Your task is to copy the listing exactly. Drop any pictures from the copy.

------

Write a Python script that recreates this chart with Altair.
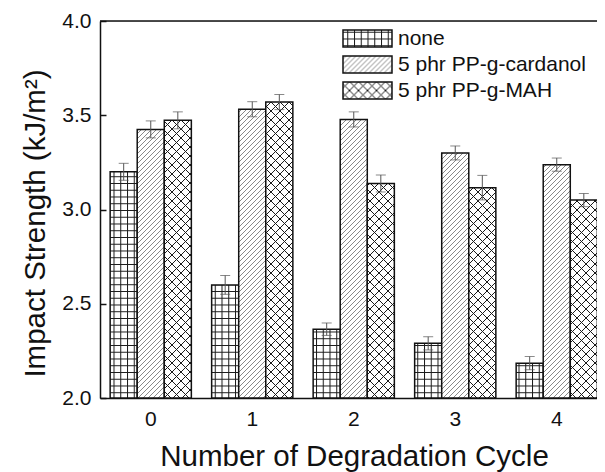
import altair as alt
import pandas as pd

# ---------------- data ----------------
CYCLES = ["0", "1", "2", "3", "4"]
SERIES = ["none", "5 phr PP-g-cardanol", "5 phr PP-g-MAH"]
NONE = [3.20, 2.60, 2.365, 2.29, 2.185]
NONE_ERR = [0.045, 0.05, 0.033, 0.035, 0.035]
CARD = [3.425, 3.532, 3.478, 3.30, 3.238]
CARD_ERR = [0.045, 0.04, 0.04, 0.037, 0.035]
MAH = [3.473, 3.57, 3.138, 3.116, 3.05]
MAH_ERR = [0.045, 0.04, 0.045, 0.065, 0.035]
Y_TICKS = [2.0, 2.5, 3.0, 3.5, 4.0]
X_TITLE = "Number of Degradation Cycle"
Y_TITLE = "Impact Strength (kJ/m²)"

# hatch fills (pattern paint servers defined below), white fallback
FILLS = ["url(#pgrid) #fff", "url(#pdiag) #fff", "url(#pcross) #fff"]

PATTERN_DEFS = """
<svg width="0" height="0" style="position:absolute;width:0;height:0;overflow:hidden" aria-hidden="true">
 <defs>
  <pattern id="pgrid" patternUnits="userSpaceOnUse" width="6.75" height="6.75">
   <rect width="6.75" height="6.75" fill="#fff"/>
   <path d="M0,0.5H6.75M0.5,0V6.75" stroke="#1a1a1a" stroke-width="1" fill="none"/>
  </pattern>
  <pattern id="pdiag" patternUnits="userSpaceOnUse" width="5" height="5">
   <rect width="5" height="5" fill="#fff"/>
   <path d="M-1,6L6,-1M-1,1L1,-1M4,6L6,4" stroke="#7a7a7a" stroke-width="0.9" fill="none"/>
  </pattern>
  <pattern id="pcross" patternUnits="userSpaceOnUse" width="9" height="9">
   <rect width="9" height="9" fill="#fff"/>
   <path d="M-1,-1L10,10M10,-1L-1,10" stroke="#1a1a1a" stroke-width="1" fill="none"/>
  </pattern>
 </defs>
</svg>
"""

# make the pattern definitions part of the saved page
try:
    import altair.utils.html as _ahtml
    _std = _ahtml.TEMPLATES["standard"]
    _orig_render = _std.render

    def _render_with_patterns(*args, **kwargs):
        html = _orig_render(*args, **kwargs)
        if "<body>" in html:
            return html.replace("<body>", "<body>" + PATTERN_DEFS, 1)
        return PATTERN_DEFS + html

    _std.render = _render_with_patterns
except Exception:
    pass

# ---------------- table ----------------
rows = []
for name, vals, errs in [(SERIES[0], NONE, NONE_ERR),
                         (SERIES[1], CARD, CARD_ERR),
                         (SERIES[2], MAH, MAH_ERR)]:
    for c, v, e in zip(CYCLES, vals, errs):
        rows.append({"cycle": c, "series": name, "value": v,
                     "lo": v - e, "hi": v + e})
df = pd.DataFrame(rows)
top_df = pd.DataFrame({"v": [Y_TICKS[-1]]})

FONT = "Liberation Sans"
INK = "#111111"

yscale = alt.Scale(domain=[Y_TICKS[0], Y_TICKS[-1]], nice=False, zero=False)

x = alt.X(
    "cycle:N", sort=CYCLES,
    scale=alt.Scale(paddingInner=0.2, paddingOuter=0.1, range=[0, 507.5]),
    axis=alt.Axis(
        title=X_TITLE, labelAngle=0, ticks=False, grid=False,
        domainColor=INK, domainWidth=1.5,
        labelFontSize=21, labelPadding=10, labelColor=INK, labelFont=FONT,
        titleFontSize=29.5, titleFontWeight="normal", titleFont=FONT, titleColor=INK,
        titleX=254, titleY=67, titleBaseline="alphabetic",
    ),
)
xo = alt.XOffset("series:N", sort=SERIES,
                 scale=alt.Scale(paddingInner=0, paddingOuter=0))

yaxis = alt.Axis(
    values=Y_TICKS, format=".1f", ticks=False, grid=False,
    domainColor=INK, domainWidth=1.5,
    labelFontSize=21, labelPadding=9, labelColor=INK, labelFont=FONT,
    title=Y_TITLE, titleFontSize=29.5, titleFontWeight="normal",
    titleFont=FONT, titleColor=INK,
    titleX=-56, titleY=202, titleBaseline="alphabetic",
)

base = alt.Chart(df)

bars = base.mark_bar(stroke=INK, strokeWidth=1.5, opacity=1).encode(
    x=x,
    xOffset=xo,
    y=alt.Y("value:Q", scale=yscale, axis=yaxis),
    y2=alt.datum(Y_TICKS[0]),
    fill=alt.Fill(
        "series:N", sort=SERIES,
        scale=alt.Scale(domain=SERIES, range=FILLS),
        legend=alt.Legend(
            title=None, orient="none", legendX=257, legendY=7, padding=0,
            symbolType="M-2.882,-1H2.882V1H-2.882Z", symbolSize=289,
            symbolStrokeColor=INK, symbolStrokeWidth=1.5, symbolOpacity=1,
            labelFontSize=21, labelFont=FONT, labelColor=INK,
            labelOffset=20, rowPadding=3, labelLimit=400,
        ),
    ),
)

ERR = "#555555"
whisk = base.mark_rule(color=ERR, strokeWidth=1).encode(
    x=x, xOffset=xo,
    y=alt.Y("lo:Q", scale=yscale, axis=None),
    y2="hi:Q",
)
cap_hi = base.mark_tick(color=ERR, thickness=1, size=10).encode(
    x=x, xOffset=xo, y=alt.Y("hi:Q", scale=yscale, axis=None),
)
cap_lo = base.mark_tick(color=ERR, thickness=1, size=10).encode(
    x=x, xOffset=xo, y=alt.Y("lo:Q", scale=yscale, axis=None),
)

# top frame line + inward ticks on the left axis
frame = alt.Chart(top_df).mark_rule(color=INK, strokeWidth=1.5).encode(
    y=alt.Y("v:Q", scale=yscale, axis=alt.Axis(
        orient="left", offset=-6, values=Y_TICKS, labels=False, domain=False,
        ticks=True, tickSize=6, tickColor=INK, tickWidth=1.5,
        grid=False, title=None)),
)

chart = alt.layer(bars, whisk, cap_hi, cap_lo, frame).resolve_axis(
    y="independent"
).properties(
    width=497, height=377,
    autosize=alt.AutoSizeParams(type="none"),
    padding={"left": 92, "top": 13, "right": 0, "bottom": 74},
    background="white",
).configure_view(stroke=None).configure(font=FONT)

chart.save("out.html", embed_options={"renderer": "svg", "actions": False})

------

▸ EXERCISE RESPONSE
Write a Python script that recreates this chart with Altair.
import altair as alt
import pandas as pd

# ---------------- data ----------------
CYCLES = ["0", "1", "2", "3", "4"]
SERIES = ["none", "5 phr PP-g-cardanol", "5 phr PP-g-MAH"]
NONE = [3.20, 2.60, 2.365, 2.29, 2.185]
NONE_ERR = [0.045, 0.05, 0.033, 0.035, 0.035]
CARD = [3.425, 3.532, 3.478, 3.30, 3.238]
CARD_ERR = [0.045, 0.04, 0.04, 0.037, 0.035]
MAH = [3.473, 3.57, 3.138, 3.116, 3.05]
MAH_ERR = [0.045, 0.04, 0.045, 0.065, 0.035]
Y_TICKS = [2.0, 2.5, 3.0, 3.5, 4.0]
X_TITLE = "Number of Degradation Cycle"
Y_TITLE = "Impact Strength (kJ/m²)"

# hatch fills (pattern paint servers defined below), white fallback
FILLS = ["url(#pgrid) #fff", "url(#pdiag) #fff", "url(#pcross) #fff"]

PATTERN_DEFS = """
<svg width="0" height="0" style="position:absolute;width:0;height:0;overflow:hidden" aria-hidden="true">
 <defs>
  <pattern id="pgrid" patternUnits="userSpaceOnUse" width="6.75" height="6.75">
   <rect width="6.75" height="6.75" fill="#fff"/>
   <path d="M0,0.5H6.75M0.5,0V6.75" stroke="#1a1a1a" stroke-width="1" fill="none"/>
  </pattern>
  <pattern id="pdiag" patternUnits="userSpaceOnUse" width="5" height="5">
   <rect width="5" height="5" fill="#fff"/>
   <path d="M-1,6L6,-1M-1,1L1,-1M4,6L6,4" stroke="#7a7a7a" stroke-width="0.9" fill="none"/>
  </pattern>
  <pattern id="pcross" patternUnits="userSpaceOnUse" width="9" height="9">
   <rect width="9" height="9" fill="#fff"/>
   <path d="M-1,-1L10,10M10,-1L-1,10" stroke="#1a1a1a" stroke-width="1" fill="none"/>
  </pattern>
 </defs>
</svg>
"""

# make the pattern definitions part of the saved page
try:
    import altair.utils.html as _ahtml
    _std = _ahtml.TEMPLATES["standard"]
    _orig_render = _std.render

    def _render_with_patterns(*args, **kwargs):
        html = _orig_render(*args, **kwargs)
        if "<body>" in html:
            return html.replace("<body>", "<body>" + PATTERN_DEFS, 1)
        return PATTERN_DEFS + html

    _std.render = _render_with_patterns
except Exception:
    pass

# ---------------- table ----------------
rows = []
for name, vals, errs in [(SERIES[0], NONE, NONE_ERR),
                         (SERIES[1], CARD, CARD_ERR),
                         (SERIES[2], MAH, MAH_ERR)]:
    for c, v, e in zip(CYCLES, vals, errs):
        rows.append({"cycle": c, "series": name, "value": v,
                     "lo": v - e, "hi": v + e})
df = pd.DataFrame(rows)
top_df = pd.DataFrame({"v": [Y_TICKS[-1]]})

FONT = "Liberation Sans"
INK = "#111111"

yscale = alt.Scale(domain=[Y_TICKS[0], Y_TICKS[-1]], nice=False, zero=False)

x = alt.X(
    "cycle:N", sort=CYCLES,
    scale=alt.Scale(paddingInner=0.2, paddingOuter=0.1, range=[0, 507.5]),
    axis=alt.Axis(
        title=X_TITLE, labelAngle=0, ticks=False, grid=False,
        domainColor=INK, domainWidth=1.5,
        labelFontSize=21, labelPadding=10, labelColor=INK, labelFont=FONT,
        titleFontSize=29.5, titleFontWeight="normal", titleFont=FONT, titleColor=INK,
        titleX=254, titleY=67, titleBaseline="alphabetic",
    ),
)
xo = alt.XOffset("series:N", sort=SERIES,
                 scale=alt.Scale(paddingInner=0, paddingOuter=0))

yaxis = alt.Axis(
    values=Y_TICKS, format=".1f", ticks=False, grid=False,
    domainColor=INK, domainWidth=1.5,
    labelFontSize=21, labelPadding=9, labelColor=INK, labelFont=FONT,
    title=Y_TITLE, titleFontSize=29.5, titleFontWeight="normal",
    titleFont=FONT, titleColor=INK,
    titleX=-56, titleY=202, titleBaseline="alphabetic",
)

base = alt.Chart(df)

bars = base.mark_bar(stroke=INK, strokeWidth=1.5, opacity=1).encode(
    x=x,
    xOffset=xo,
    y=alt.Y("value:Q", scale=yscale, axis=yaxis),
    y2=alt.datum(Y_TICKS[0]),
    fill=alt.Fill(
        "series:N", sort=SERIES,
        scale=alt.Scale(domain=SERIES, range=FILLS),
        legend=alt.Legend(
            title=None, orient="none", legendX=257, legendY=7, padding=0,
            symbolType="M-2.882,-1H2.882V1H-2.882Z", symbolSize=289,
            symbolStrokeColor=INK, symbolStrokeWidth=1.5, symbolOpacity=1,
            labelFontSize=21, labelFont=FONT, labelColor=INK,
            labelOffset=20, rowPadding=3, labelLimit=400,
        ),
    ),
)

ERR = "#555555"
whisk = base.mark_rule(color=ERR, strokeWidth=1).encode(
    x=x, xOffset=xo,
    y=alt.Y("lo:Q", scale=yscale, axis=None),
    y2="hi:Q",
)
cap_hi = base.mark_tick(color=ERR, thickness=1, size=10).encode(
    x=x, xOffset=xo, y=alt.Y("hi:Q", scale=yscale, axis=None),
)
cap_lo = base.mark_tick(color=ERR, thickness=1, size=10).encode(
    x=x, xOffset=xo, y=alt.Y("lo:Q", scale=yscale, axis=None),
)

# top frame line + inward ticks on the left axis
frame = alt.Chart(top_df).mark_rule(color=INK, strokeWidth=1.5).encode(
    y=alt.Y("v:Q", scale=yscale, axis=alt.Axis(
        orient="left", offset=-6, values=Y_TICKS, labels=False, domain=False,
        ticks=True, tickSize=6, tickColor=INK, tickWidth=1.5,
        grid=False, title=None)),
)

chart = alt.layer(bars, whisk, cap_hi, cap_lo, frame).resolve_axis(
    y="independent"
).properties(
    width=497, height=377,
    autosize=alt.AutoSizeParams(type="none"),
    padding={"left": 92, "top": 13, "right": 0, "bottom": 74},
    background="white",
).configure_view(stroke=None).configure(font=FONT)

chart.save("out.html", embed_options={"renderer": "svg", "actions": False})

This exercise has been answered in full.